**PROBLEM REQUIREMENTS**
Below are the records; pull every line that includes "this".
## begin PROVIDED RECORDS
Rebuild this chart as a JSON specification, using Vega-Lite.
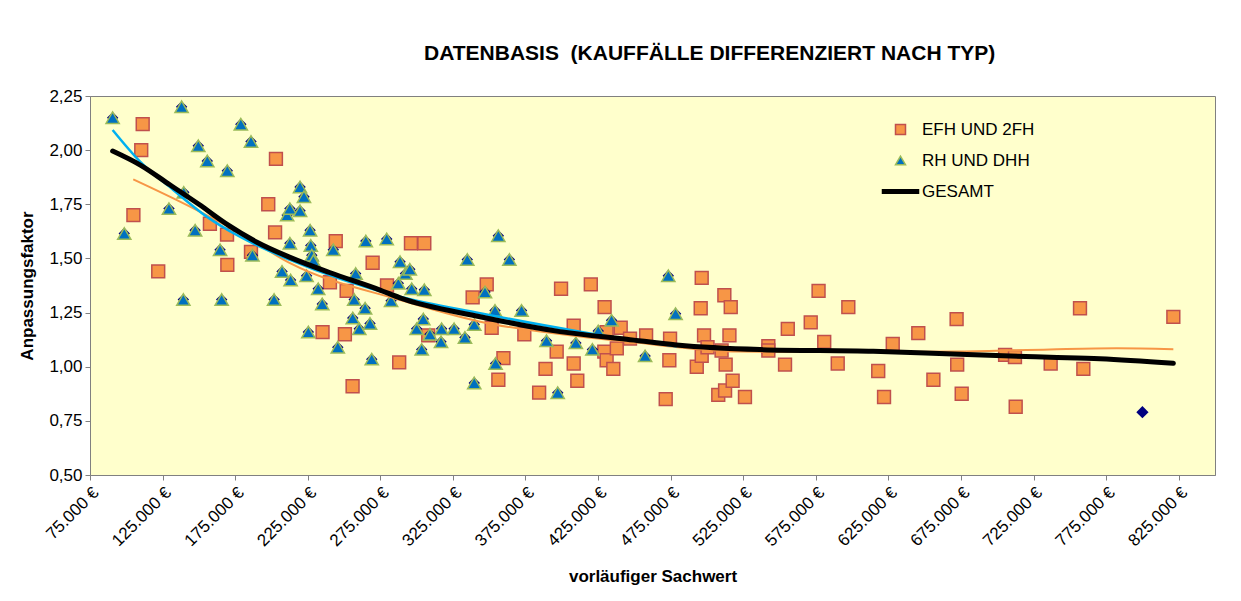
{
  "$schema": "https://vega.github.io/schema/vega-lite/v6.json",
  "width": 1125,
  "height": 379,
  "autosize": "none",
  "padding": {"left": 90, "top": 96, "right": 26, "bottom": 126},
  "background": "white",
  "title": {
    "text": "DATENBASIS\u00a0\u00a0(KAUFFÄLLE DIFFERENZIERT NACH TYP)",
    "font": "Liberation Sans", "fontSize": 21, "fontWeight": "bold", "color": "black",
    "anchor": "start", "frame": "group", "dx": 334, "offset": 23
  },
  "config": {
    "view": {"fill": "#FFFFCC", "stroke": "#808080", "strokeWidth": 1},
    "axis": {
      "labelFont": "Liberation Sans", "labelFontSize": 17, "labelColor": "black",
      "titleFont": "Liberation Sans", "titleFontSize": 17, "titleFontWeight": "bold", "titleColor": "black",
      "grid": false, "domainColor": "#808080", "tickColor": "#808080", "tickSize": 5
    },
    "legend": {
      "labelFont": "Liberation Sans", "labelFontSize": 17, "labelColor": "black"
    }
  },
  "datasets": {
    "efh": [
      {"x":104900,"y":1.70},{"x":110300,"y":2.00},{"x":111300,"y":2.12},{"x":122000,"y":1.44},{"x":157600,"y":1.66},
      {"x":169400,"y":1.61},{"x":169600,"y":1.47},{"x":185900,"y":1.53},{"x":197800,"y":1.75},{"x":202500,"y":1.62},
      {"x":203100,"y":1.96},{"x":235200,"y":1.16},{"x":240300,"y":1.39},{"x":244300,"y":1.58},{"x":250600,"y":1.15},
      {"x":251800,"y":1.35},{"x":255900,"y":0.91},{"x":269700,"y":1.48},{"x":279600,"y":1.375},{"x":288000,"y":1.02},
      {"x":296100,"y":1.57},{"x":305300,"y":1.57},{"x":308000,"y":1.145},{"x":338600,"y":1.32},{"x":348300,"y":1.38},
      {"x":351700,"y":1.18},{"x":356300,"y":0.94},{"x":359800,"y":1.04},{"x":374200,"y":1.15},{"x":384400,"y":0.88},
      {"x":388800,"y":0.99},{"x":396500,"y":1.07},{"x":399500,"y":1.36},{"x":408200,"y":1.19},{"x":408200,"y":1.015},
      {"x":410700,"y":0.935},{"x":420000,"y":1.38},{"x":429500,"y":1.275},{"x":430900,"y":1.16},{"x":429300,"y":1.07},
      {"x":430900,"y":1.03},{"x":435500,"y":0.99},{"x":437900,"y":1.085},{"x":440600,"y":1.18},{"x":447000,"y":1.13},
      {"x":458100,"y":1.145},{"x":471600,"y":0.85},{"x":474100,"y":1.03},{"x":474600,"y":1.13},{"x":493000,"y":1.00},
      {"x":495700,"y":1.27},{"x":496400,"y":1.41},{"x":496400,"y":1.05},{"x":498000,"y":1.145},{"x":500400,"y":1.09},
      {"x":507800,"y":0.87},{"x":510100,"y":1.075},{"x":512000,"y":1.33},{"x":512500,"y":0.89},{"x":512900,"y":1.01},
      {"x":515500,"y":1.145},{"x":516400,"y":1.275},{"x":517700,"y":0.935},{"x":526200,"y":0.86},{"x":542300,"y":1.095},
      {"x":542300,"y":1.075},{"x":553800,"y":1.01},{"x":555700,"y":1.175},{"x":571500,"y":1.205},{"x":576900,"y":1.35},
      {"x":580800,"y":1.115},{"x":590100,"y":1.015},{"x":597400,"y":1.275},{"x":618000,"y":0.98},{"x":622000,"y":0.86},
      {"x":628000,"y":1.105},{"x":645600,"y":1.155},{"x":656000,"y":0.94},{"x":672000,"y":1.22},{"x":672400,"y":1.01},
      {"x":675500,"y":0.875},{"x":705400,"y":1.055},{"x":712200,"y":1.045},{"x":712700,"y":0.815},{"x":736800,"y":1.015},
      {"x":757000,"y":1.27},{"x":759300,"y":0.99},{"x":821300,"y":1.23}
    ],
    "rh": [
      {"x":90600,"y":2.15},{"x":98600,"y":1.615},{"x":129400,"y":1.73},{"x":138100,"y":2.20},{"x":139600,"y":1.805},
      {"x":139300,"y":1.31},{"x":147400,"y":1.63},{"x":149600,"y":2.02},{"x":155800,"y":1.95},{"x":164600,"y":1.54},
      {"x":165700,"y":1.31},{"x":169600,"y":1.905},{"x":178900,"y":2.12},{"x":185900,"y":2.04},{"x":186900,"y":1.515},
      {"x":201800,"y":1.31},{"x":207300,"y":1.44},{"x":210800,"y":1.70},{"x":212700,"y":1.73},{"x":212700,"y":1.57},
      {"x":213200,"y":1.40},{"x":219700,"y":1.83},{"x":219700,"y":1.72},{"x":222400,"y":1.785},{"x":224200,"y":1.42},
      {"x":225400,"y":1.16},{"x":226600,"y":1.63},{"x":227100,"y":1.56},{"x":227800,"y":1.515},{"x":228900,"y":1.49},
      {"x":232200,"y":1.36},{"x":235000,"y":1.29},{"x":242600,"y":1.54},{"x":245700,"y":1.09},{"x":256000,"y":1.225},
      {"x":257000,"y":1.31},{"x":258000,"y":1.43},{"x":260500,"y":1.175},{"x":264500,"y":1.27},{"x":265000,"y":1.58},
      {"x":267900,"y":1.20},{"x":269100,"y":1.035},{"x":279400,"y":1.59},{"x":282400,"y":1.305},{"x":287400,"y":1.385},
      {"x":288600,"y":1.485},{"x":292300,"y":1.43},{"x":295300,"y":1.45},{"x":296600,"y":1.36},{"x":300000,"y":1.175},
      {"x":303500,"y":1.08},{"x":304600,"y":1.22},{"x":305300,"y":1.355},{"x":309200,"y":1.15},{"x":316800,"y":1.115},
      {"x":317200,"y":1.175},{"x":325800,"y":1.175},{"x":333300,"y":1.135},{"x":334900,"y":1.495},{"x":339700,"y":1.195},
      {"x":339700,"y":0.925},{"x":347100,"y":1.345},{"x":354000,"y":1.26},{"x":354400,"y":1.015},{"x":356300,"y":1.605},
      {"x":363900,"y":1.495},{"x":372300,"y":1.26},{"x":389500,"y":1.12},{"x":397200,"y":0.88},{"x":409700,"y":1.11},
      {"x":421100,"y":1.08},{"x":425100,"y":1.165},{"x":434300,"y":1.215},{"x":457400,"y":1.05},{"x":473400,"y":1.42},
      {"x":478400,"y":1.245}
    ],
    "gesamtPunkt": [{"x":800000,"y":0.79}],
    "trendEfh": [
      {"x":104800,"y":1.865},{"x":143900,"y":1.739},{"x":178300,"y":1.616},{"x":212800,"y":1.478},{"x":288600,"y":1.308},
      {"x":343700,"y":1.208},{"x":412600,"y":1.139},{"x":444700,"y":1.116},{"x":522800,"y":1.07},{"x":614600,"y":1.068},
      {"x":674300,"y":1.07},{"x":736300,"y":1.08},{"x":782300,"y":1.085},{"x":821300,"y":1.081}
    ],
    "trendRh": [
      {"x":90600,"y":2.093},{"x":109500,"y":1.947},{"x":132400,"y":1.816},{"x":155400,"y":1.693},{"x":178300,"y":1.60},
      {"x":212800,"y":1.493},{"x":288600,"y":1.323},{"x":343700,"y":1.247},{"x":412600,"y":1.162},{"x":479200,"y":1.093}
    ],
    "trendGesamt": [
      {"x":90600,"y":1.996},{"x":110000,"y":1.93},{"x":130000,"y":1.84},{"x":150000,"y":1.75},{"x":170000,"y":1.655},
      {"x":190000,"y":1.575},{"x":212800,"y":1.505},{"x":240000,"y":1.435},{"x":274800,"y":1.354},{"x":288600,"y":1.318},
      {"x":343700,"y":1.231},{"x":398800,"y":1.162},{"x":444700,"y":1.127},{"x":479200,"y":1.10},{"x":536600,"y":1.079},
      {"x":614600,"y":1.071},{"x":674300,"y":1.057},{"x":736300,"y":1.044},{"x":770800,"y":1.037},{"x":821300,"y":1.016}
    ]
  },
  "encoding": {
    "x": {
      "field": "x", "type": "quantitative",
      "scale": {"domain": [75000, 850000], "nice": false, "zero": false},
      "axis": {
        "title": "vorläufiger Sachwert", "titlePadding": 20,
        "values": [75000,125000,175000,225000,275000,325000,375000,425000,475000,525000,575000,625000,675000,725000,775000,825000],
        "labelExpr": "replace(format(datum.value, ',.0f'), ',', '.') + ' €'",
        "labelAngle": -45, "labelPadding": 4, "labelOverlap": false, "labelFlush": false
      }
    },
    "y": {
      "field": "y", "type": "quantitative",
      "scale": {"domain": [0.5, 2.25], "nice": false, "zero": false},
      "axis": {
        "title": "Anpassungsfaktor", "titlePadding": 12,
        "values": [0.5,0.75,1,1.25,1.5,1.75,2,2.25],
        "labelExpr": "replace(format(datum.value, '.2f'), '.', ',')",
        "labelOverlap": false, "labelFlush": false, "labelPadding": 3
      }
    }
  },
  "layer": [
    {
      "data": {"name": "efh"},
      "transform": [{"calculate": "'EFH UND 2FH'", "as": "typ"}],
      "mark": {"type": "point", "filled": true, "opacity": 1, "strokeWidth": 1.5, "size": 165},
      "encoding": {
        "shape": {"field": "typ", "type": "nominal",
          "scale": {"domain": ["EFH UND 2FH", "RH UND DHH", "GESAMT"], "range": ["square", "triangle-up", "M-3.6,-0.35L3.6,-0.35L3.6,0.35L-3.6,0.35Z"]}},
        "fill": {"field": "typ", "type": "nominal",
          "scale": {"domain": ["EFH UND 2FH", "RH UND DHH", "GESAMT"], "range": ["#F79646", "#0070C0", "#000000"]},
          "legend": {
            "title": null, "orient": "none", "legendX": 802, "legendY": 25, "padding": 0,
            "symbolSize": 100, "symbolStrokeWidth": 1.5, "rowPadding": 13, "labelOffset": 13
          }},
        "stroke": {"field": "typ", "type": "nominal",
          "scale": {"domain": ["EFH UND 2FH", "RH UND DHH", "GESAMT"], "range": ["#C0504D", "#9BBB59", "#000000"]}}
      }
    },
    {
      "data": {"name": "rh"},
      "mark": {"type": "point", "filled": true, "opacity": 1, "shape": "diamond", "size": 130, "color": "#000080"}
    },
    {
      "data": {"name": "rh"},
      "transform": [{"calculate": "'RH UND DHH'", "as": "typ"}],
      "mark": {"type": "point", "filled": true, "opacity": 1, "strokeWidth": 1.5, "size": 175},
      "encoding": {
        "shape": {"field": "typ", "type": "nominal"},
        "fill": {"field": "typ", "type": "nominal"},
        "stroke": {"field": "typ", "type": "nominal"}
      }
    },
    {
      "data": {"name": "gesamtPunkt"},
      "mark": {"type": "point", "filled": true, "opacity": 1, "shape": "diamond", "size": 150, "color": "#000080"}
    },
    {
      "data": {"name": "trendEfh"},
      "mark": {"type": "line", "interpolate": "monotone", "color": "#F79646", "strokeWidth": 2}
    },
    {
      "data": {"name": "trendRh"},
      "mark": {"type": "line", "interpolate": "monotone", "color": "#00B0F0", "strokeWidth": 2.5}
    },
    {
      "data": {"name": "trendGesamt"},
      "mark": {"type": "line", "interpolate": "monotone", "color": "#000000", "strokeWidth": 5, "strokeCap": "round"}
    }
  ]
}
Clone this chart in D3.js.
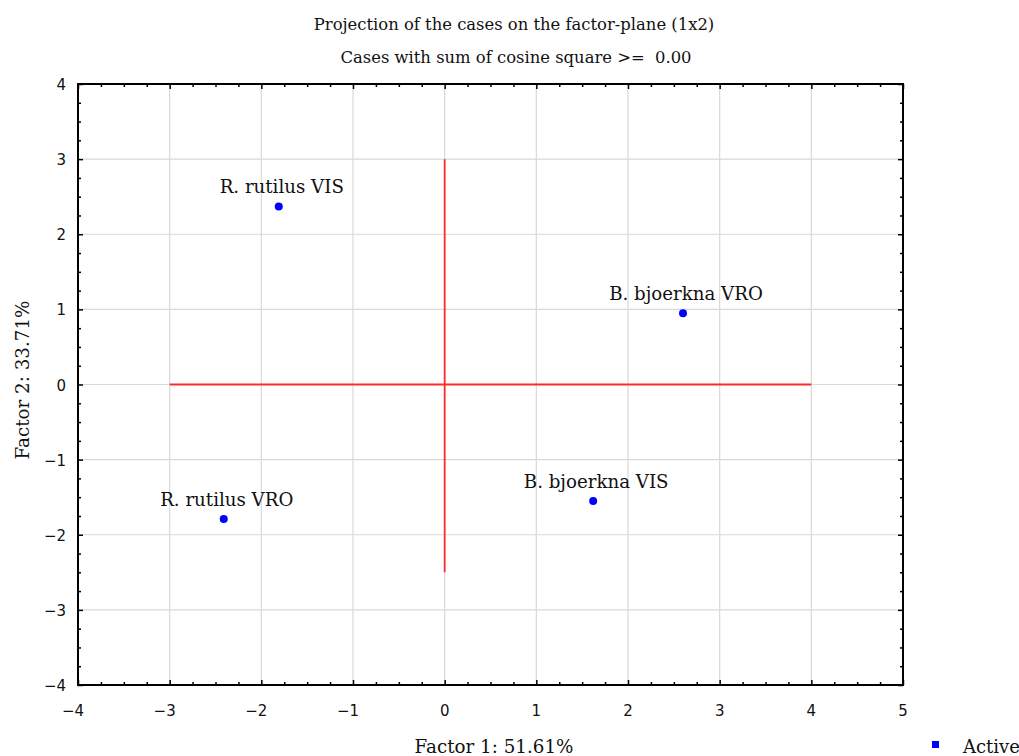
## end PROVIDED RECORDS
**PROBLEM SOLUTION**
Rebuild this chart as a JSON specification, using Vega-Lite.
Clone this chart in D3.js.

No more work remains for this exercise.